David Cameron will fight to ensure the regime does not put UK (re)insurers at a disadvantage
The UK Prime Minister David Cameron has again been outspoken about the impending Solvency II regime and how it will impact insurers and reinsurers in the UK.
Cameron sparked a debate earlier in the year when he described Europe’s new regulatory regime for the industry as “ill thought-out”. His comments came after The Prudential announced in March that it may move its headquarters from London to Hong Kong if the regime over penalises its US business.
Speaking at Lloyd’s on Friday, he said the UK would block any attempt from “jealous” Europeans to constrain or tax its financial services industry, reported Bloomberg.
“The threat is always there,” he said. “If I can’t get the safeguards I need for the single market, for financial services, for the things that Britain cares about, you’ve got to be quite prepared to say ‘no’.”
He was speaking during the launch of the Lloyd’s market’s 2025 Vision as it outlined its ambitions to become a major global hub for the insurance and reinsurance industry.
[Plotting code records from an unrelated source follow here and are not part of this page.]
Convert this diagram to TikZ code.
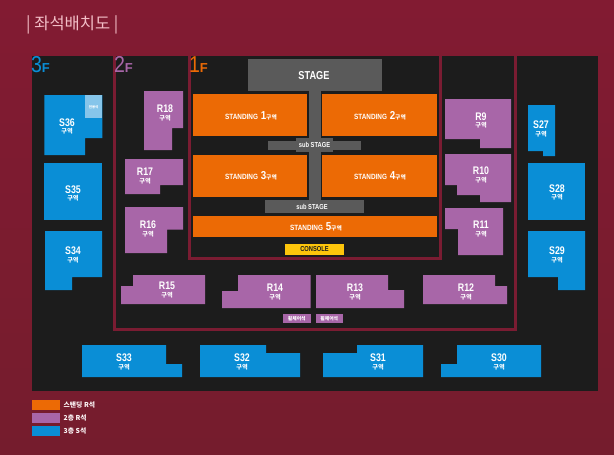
\documentclass[tikz,border=0pt]{standalone}
\usepackage{fontspec}
\setmainfont{Liberation Sans}
\newfontfamily\krfont{Noto Sans CJK KR}
\definecolor{bgtop}{HTML}{821B32}
\definecolor{bgbot}{HTML}{751C2D}
\definecolor{panel}{HTML}{1C1C1C}
\definecolor{frameline}{HTML}{7A1C32}
\definecolor{graystage}{HTML}{5A5A5A}
\definecolor{seatorange}{HTML}{EC6A05}
\definecolor{seatpurple}{HTML}{A866A8}
\definecolor{seatblue}{HTML}{0A8ED6}
\definecolor{seatlight}{HTML}{86C5EA}
\definecolor{seatyellow}{HTML}{FDC50B}
\definecolor{titlepink}{HTML}{F2BDC6}
\newcommand{\latn}[2]{\scalebox{.8}[1]{\fontsize{#1}{#1}\selectfont\bfseries #2}}
\newcommand{\kr}[2]{{\krfont\fontsize{#1}{#1}\selectfont #2}}
\newcommand{\zone}[5]{%
  \node[txt] (#1-a) at (#2,#3) {\latn{11}{#1}};
  \node[txt] (#1-b) at (#2,#4) {\kr{6.2}{\bfseries #5}};}
\newcommand{\standing}[4]{%
  \node[txt] (st#1) at (#2,#3) {\scalebox{.84}[1]{\fontsize{7.6}{8}\selectfont\bfseries STANDING} \fontsize{11.5}{8}\selectfont\scalebox{.85}[1]{\bfseries #1}\kr{5.8}{\bfseries #4}};}
\newcommand{\floorlab}[4]{%
  \node[floorl,text=#4] (fl#1) at (#2,#3) {\fontsize{23}{23}\selectfont\scalebox{.85}[1]{#1}\fontsize{13}{13}\selectfont\bfseries F};}
\tikzset{
  x=1pt,y=-1pt,
  txt/.style={inner sep=0pt,outer sep=0pt,text=white,anchor=center},
  floorl/.style={inner sep=0pt,outer sep=0pt,anchor=base west},
  frm/.style={draw=frameline,line width=2.6pt,line join=miter},
  blue/.style={fill=seatblue},
  purple/.style={fill=seatpurple},
  orange/.style={fill=seatorange},
  stagef/.style={fill=graystage},
  legtxt/.style={inner sep=0pt,anchor=west,text=white!90!titlepink},
}
\begin{document}
\begin{tikzpicture}
\useasboundingbox (0,0) rectangle (614,455);
\shade[top color=bgtop,bottom color=bgbot] (0,0) rectangle (614,455);
\fill[panel] (32,56) rectangle (598,391);
% title
\node[anchor=west,inner sep=0pt,text=titlepink] (title) at (26,25) {\kr{16.5}{| 좌석배치도 |}};
% frames
\draw[frm] (114.5,56) -- (114.5,329.3) -- (515.7,329.3) -- (515.7,56);
\draw[frm] (189.5,56) -- (189.5,258.7) -- (440.4,258.7) -- (440.4,56);
% floor labels
\floorlab{3}{31}{72.5}{seatblue}
\floorlab{2}{114}{72.5}{seatpurple}
\floorlab{1}{189}{72.5}{seatorange}
% stage
\fill[stagef] (248,59) rectangle (382,91);
\fill[stagef] (309,91) rectangle (321,200);
\fill[stagef] (268,141) rectangle (361,150);
\fill[stagef] (296,138) rectangle (333,152);
\fill[stagef] (265,200) rectangle (364,213);
\node[txt] (stage) at (314,76) {\latn{11.5}{STAGE}};
\node[txt] (sub1) at (314.5,145) {\latn{7.2}{sub STAGE}};
\node[txt] (sub2) at (312,207) {\latn{7.2}{sub STAGE}};
% standing
\fill[orange] (193,93.5) rectangle (307,136);
\fill[orange] (322,93.5) rectangle (437,136);
\fill[orange] (193,154.5) rectangle (307,197);
\fill[orange] (322,154.5) rectangle (437,197);
\fill[orange] (193,216) rectangle (437,237);
\standing{1}{251}{116}{구역}
\standing{2}{380}{116}{구역}
\standing{3}{251}{176}{구역}
\standing{4}{380}{176}{구역}
\standing{5}{316}{227}{구역}
\fill[seatyellow] (285,244) rectangle (344,255);
\node[txt,text=panel] (console) at (314.5,249.5) {\latn{7.2}{CONSOLE}};
% blue
\fill[blue] (44.3,95) -- (102.3,95) -- (102.3,138) -- (85,138) -- (85,155) -- (44.3,155) -- cycle;
\fill[seatlight] (85,95) rectangle (102.3,118);
\node[txt] (s36box) at (93.6,107) {\kr{3.4}{\bfseries 전용석}};
\fill[blue] (44.3,163) rectangle (102.3,220);
\fill[blue] (45,231) -- (102,231) -- (102,277) -- (72,277) -- (72,290) -- (45,290) -- cycle;
\fill[blue] (82,345) -- (166,345) -- (166,364) -- (182,364) -- (182,377) -- (82,377) -- cycle;
\fill[blue] (200,345) -- (266,345) -- (266,353) -- (300,353) -- (300,377) -- (200,377) -- cycle;
\fill[blue] (323,353) -- (357,353) -- (357,345) -- (423,345) -- (423,377) -- (323,377) -- cycle;
\fill[blue] (441,364) -- (457,364) -- (457,345) -- (541,345) -- (541,377) -- (441,377) -- cycle;
\fill[blue] (528,231) -- (585,231) -- (585,290) -- (558,290) -- (558,277) -- (528,277) -- cycle;
\fill[blue] (528,163) rectangle (585,220);
\fill[blue] (528,105) -- (555,105) -- (555,156) -- (543,156) -- (543,151) -- (528,151) -- cycle;
% purple
\fill[purple] (144,91) -- (183,91) -- (183,128) -- (172,128) -- (172,150) -- (144,150) -- cycle;
\fill[purple] (125,159) -- (183,159) -- (183,185) -- (160,185) -- (160,194) -- (125,194) -- cycle;
\fill[purple] (125,207) -- (183,207) -- (183,229.5) -- (167,229.5) -- (167,253) -- (125,253) -- cycle;
\fill[purple] (121,286) -- (133,286) -- (133,275) -- (205,275) -- (205,304) -- (121,304) -- cycle;
\fill[purple] (222,291) -- (238,291) -- (238,275) -- (310.5,275) -- (310.5,308) -- (222,308) -- cycle;
\fill[purple] (316,275) -- (388,275) -- (388,290) -- (404,290) -- (404,308) -- (316,308) -- cycle;
\fill[purple] (423,275) -- (495,275) -- (495,286) -- (507,286) -- (507,304) -- (423,304) -- cycle;
\fill[purple] (445,99) -- (511,99) -- (511,148) -- (480,148) -- (480,139) -- (445,139) -- cycle;
\fill[purple] (445,154) -- (511,154) -- (511,202) -- (480,202) -- (480,195) -- (457,195) -- (457,185) -- (445,185) -- cycle;
\fill[purple] (445,208) -- (503,208) -- (503,255) -- (458,255) -- (458,229) -- (445,229) -- cycle;
\fill[purple] (282.5,314) rectangle (311,323);
\fill[purple] (315.5,314) rectangle (343,323);
\node[txt] (wh1) at (296.8,318.5) {\kr{4.8}{\bfseries 휠체어석}};
\node[txt] (wh2) at (329.3,318.5) {\kr{4.8}{\bfseries 휠체어석}};
% zone labels
\zone{S36}{67}{122.5}{131.5}{구역}
\zone{S35}{73}{189.5}{198.5}{구역}
\zone{S34}{73}{251}{260}{구역}
\zone{S33}{124}{358}{367}{구역}
\zone{S32}{242}{358}{367}{구역}
\zone{S31}{378}{358}{367}{구역}
\zone{S30}{499}{358}{367}{구역}
\zone{S29}{557}{251}{260}{구역}
\zone{S28}{557}{188.5}{197.5}{구역}
\zone{S27}{541}{125}{134}{구역}
\zone{R18}{165}{109}{118}{구역}
\zone{R17}{145}{172}{181}{구역}
\zone{R16}{148}{225}{234}{구역}
\zone{R15}{167}{286}{295}{구역}
\zone{R14}{275}{288}{297}{구역}
\zone{R13}{355}{288}{297}{구역}
\zone{R12}{466}{288}{297}{구역}
\zone{R9}{481}{116.5}{125.5}{구역}
\zone{R10}{481}{171}{180}{구역}
\zone{R11}{481}{225}{234}{구역}
% legend
\fill[orange] (32,400) rectangle (60,409.5);
\fill[purple] (32,413) rectangle (60,423);
\fill[blue] (32,426) rectangle (60,436);
\node[legtxt] (leg1) at (63.5,404.7) {\kr{6.8}{\bfseries 스탠딩 R석}};
\node[legtxt] (leg2) at (63.5,418) {\kr{6.8}{\bfseries 2층 R석}};
\node[legtxt] (leg3) at (63.5,431) {\kr{6.8}{\bfseries 3층 S석}};
\end{tikzpicture}
\end{document}
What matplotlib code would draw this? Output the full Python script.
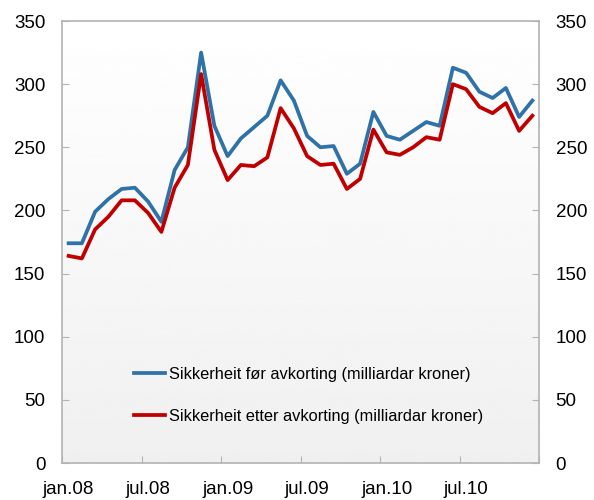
import numpy as np
import matplotlib
matplotlib.use("Agg")
import matplotlib.pyplot as plt
import matplotlib.ticker as ticker

plt.rcParams['font.family'] = ['Liberation Sans', 'DejaVu Sans']

# monthly values, jan.08 - des.10 (milliardar kroner)
before_haircut = [174, 174, 199, 209, 217, 218, 207, 191, 232, 250, 325, 267,
                  243, 257, 266, 275, 303, 287, 259, 250, 251, 229, 237, 278,
                  259, 256, 263, 270, 267, 313, 309, 294, 289, 297, 274, 287]
after_haircut = [164, 162, 185, 195, 208, 208, 198, 183, 218, 236, 308, 248,
                 224, 236, 235, 242, 281, 265, 243, 236, 237, 217, 225, 264,
                 246, 244, 250, 258, 256, 300, 296, 282, 277, 285, 263, 275]
label_before = "Sikkerheit før avkorting (milliardar kroner)"
label_after = "Sikkerheit etter avkorting (milliardar kroner)"
x_labels = ["jan.08", "jul.08", "jan.09", "jul.09", "jan.10", "jul.10"]

GRAY = "#b3b3b3"
BLUE = "#2f72a8"
RED = "#c00000"

fig = plt.figure(figsize=(5.94, 5.0), dpi=100)
ax = fig.add_axes([62/594, 37/500, 477/594, 442/500])

# background gradient: white at top, light gray at bottom
grad = np.linspace(1.0, 0.94, 256).reshape(-1, 1)
ax.imshow(grad, extent=[0, 1, 0, 1], transform=ax.transAxes, cmap="gray",
          vmin=0, vmax=1, aspect="auto", zorder=0, interpolation="bicubic")

x = np.arange(len(before_haircut))
ax.plot(x, before_haircut, color=BLUE, lw=2.7, label=label_before, zorder=3)
ax.plot(x, after_haircut, color=RED, lw=2.7, label=label_after, zorder=3)

ax.set_xlim(-0.5, len(x) - 0.5)
ax.set_ylim(0, 350)
ax.yaxis.set_major_locator(ticker.MultipleLocator(50))

# tick marks at month boundaries, labels at month centres
ax.set_xticks(np.arange(-0.5, len(x), 6))
ax.set_xticklabels([])
ax.set_xticks(np.arange(0, len(x), 6), minor=True)
ax.set_xticklabels(x_labels, minor=True)
ax.tick_params(axis='x', which='minor', length=0, pad=13, labelsize=13.5)
ax.tick_params(axis='x', which='major', direction='in', length=5, color=GRAY)
ax.tick_params(axis='y', direction='in', length=5, color=GRAY, labelsize=13.5,
               pad=12, right=True, labelright=True)

for side in ax.spines.values():
    side.set_color(GRAY)
    side.set_linewidth(1.2)

fig.legend(loc='center', bbox_to_anchor=(0.52, 0.209), frameon=False,
           fontsize=11.8, labelspacing=1.65, handlelength=1.85,
           handletextpad=0.3)

fig.savefig("out.png", dpi=100)
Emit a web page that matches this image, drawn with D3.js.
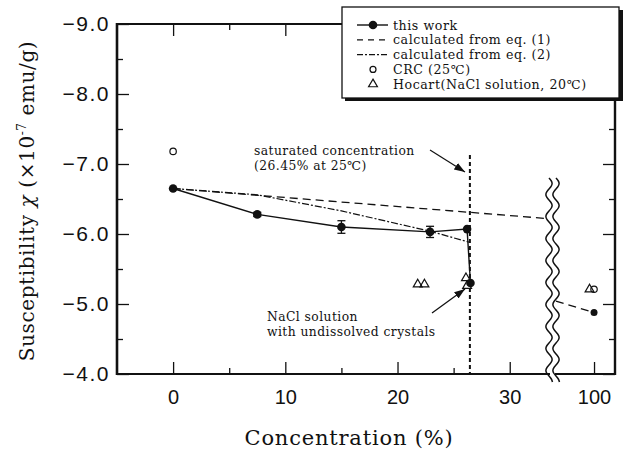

“I welcome the drive and ambition with which Lloyd’s is pursuing plans for where it wants to be in 2025,” said Cameron. “This is a great example of the bold and dynamic approach we need as we work to foster sustainable economic growth across the country.”
As part of its vision, Lloyd’s has a clear focus on rapidly-developing emerging markets such as Brazil, India and China.
“The essence of this strategy is to make sure that Lloyd’s becomes the true global hub for specialist insurance and reinsurance,” said Lloyd’s chairman John Nelson. “We are the only physical insurance market in the world, but the majority of our business comes from the English speaking world.”
“The challenge we have is to grow the Lloyd’s footprint into the emerging growth countries,” he continued. “To support this, we want the capital base for Lloyd’s to be more diversified, with a greater contribution coming from the high quality insurers in those growth countries.”